Production permits for the Oseberg and Troll fields have each been increased by 1 billion cubic meters (bcm) for the gas year starting October 1.

Earlier this year, Equinor took steps to evaluate and develop concepts for enhancing the production and exports to the European market.

A flare stack burns aboard the Oseberg A offshore gas platform operated by Equinor in the Oseberg North Sea oil field 140kms from Bergen, Norway. Photographer: Kristian Helgesen/Bloomberg

That resulted in enhanced production permits from the Ministry of Petroleum and Energy for the Oseberg and Troll fields.

As a result, production from each field will increase from 5 bcm to 6 bcm and from 36 bcm to 37 bcm respectively.

Helge Haugane, senior vice president Gas & Power at Equinor, said: “The production permits allow us to produce more gas from these two important fields this fall and through the winter. We believe that this is very timely as Europe is facing an unusually tight market for natural gas. At Equinor we are working on measures to increase exports from our fields on the NCS.”

British Gas to the rescue

Meanwhile, British Gas has been appointed take on supplying People’s Energy’s customers after the supplier collapse.

It follows a competitive process un by Ofgem to get the “best deal possible” for consumers.

For People’s Energy’s 350,000 domestic customers, energy supplies will continue as normal after they switched over to British Gas on 19 September 2021.

The Scottish-based energy supplier went bust on Friday.

British Gas excrement

Neil Lawrence, Ofgem’s director of retail, said: “I am pleased to announce we have appointed British Gas as the new supplier for customers after People’s Energy entered insolvency.
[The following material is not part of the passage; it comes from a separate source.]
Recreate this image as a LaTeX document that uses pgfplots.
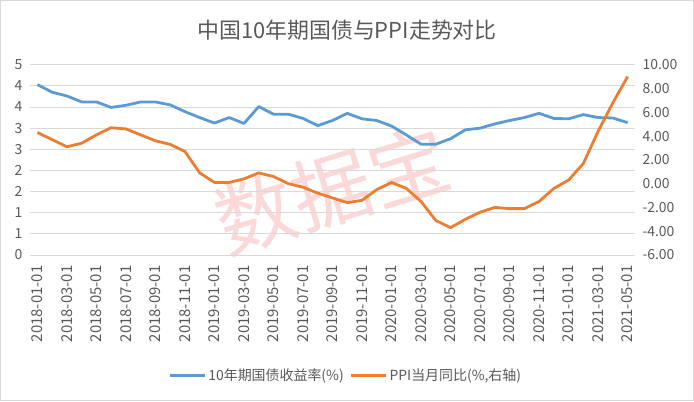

We understand that this news may be unsettling for customers, however they do not need to worry. Their energy supply will continue as normal, and all domestic customer credit balances held on their accounts will be protected by British Gas.

“Your energy supply will not be interrupted. British Gas will be in contact with customers next week with next steps. Once transferred to British Gas, customers can ask to be put onto another tariff, but should customers wish to switch, we advise waiting for the transfer from People’s Energy to be completed.”

‘A perfect storm’

Simon Virley, vice-chair and lead energy partner at accountancy firm KPMG UK, said: “The UK has faced a perfect storm of rising world gas prices, low wind speeds, a fire on the interconnector with France and unplanned plant outtages, which have all helped drive energy prices higher.

Simon Virley is a Partner and UK Head of Energy and Natural Resources at KPMG

“The short-term priority must be on protecting customers to ensure no disruptions to supply if their energy supplier ceases trading. There are well established systems for doing this.

“Longer-term, the Government should double down in its forthcoming Heat and Buildings Strategy and Net Zero Plan to improve energy efficiency, accelerate the deployment of home-grown renewables and encourage the switch to low carbon heat. This will help to reduce our growing dependency on imported fossil fuels, boost energy security and meet our carbon reduction goals.”